Coupled Pacific Rim megadroughts contributed to the fall of Ming Dynasty’s capital in 1644 CE

Published: 25 March 2024| Version 2 | DOI: 10.17632/c95f8nn9c3.2
Feng Chen


Historical documents provide evidence for regional droughts preceding the political turmoil and fall of Beijing in 1644 CE, and more than 20 million people died in northern China over the late Ming famine period. However, the significance of environmental drivers and large-scale spatiotemporal climatic patterns that could perhaps be linked with this major unrest remain unknown. Here, we provide evidence for persistent megadroughts from 1576-1593 and 1624-1643 derived from a tree-ring network across northern China and coinciding with exceptionally cold conditions just before the fall of Beijing.
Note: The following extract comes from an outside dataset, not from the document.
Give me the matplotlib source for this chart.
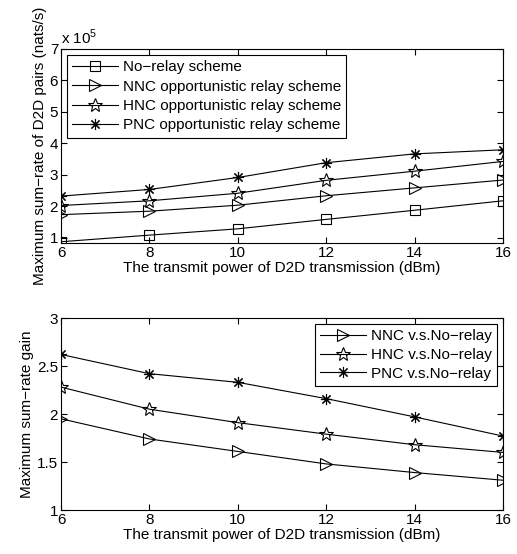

We show that these regional deviations are part of a series of megadroughts along the Pacific Rim, which not only impacted the ecology and society in monsoonal northern China, but also exacerbated external geopolitical and economic pressures. This conclusion is supported by last millennium reanalysis and numerical model simulations revealing internally driven Pacific sea surface temperature variations and the predominance of decadal scale La Niña-like conditions to be the drivers of decreased rainfall in northern China and the North and South American monsoon regions. These teleconnective patterns provide a mechanistic explanation for reoccurring drought during the late Ming Dynasty and the environmental framework fostering the fall of Ming Dynasty’s capital in 1644 CE.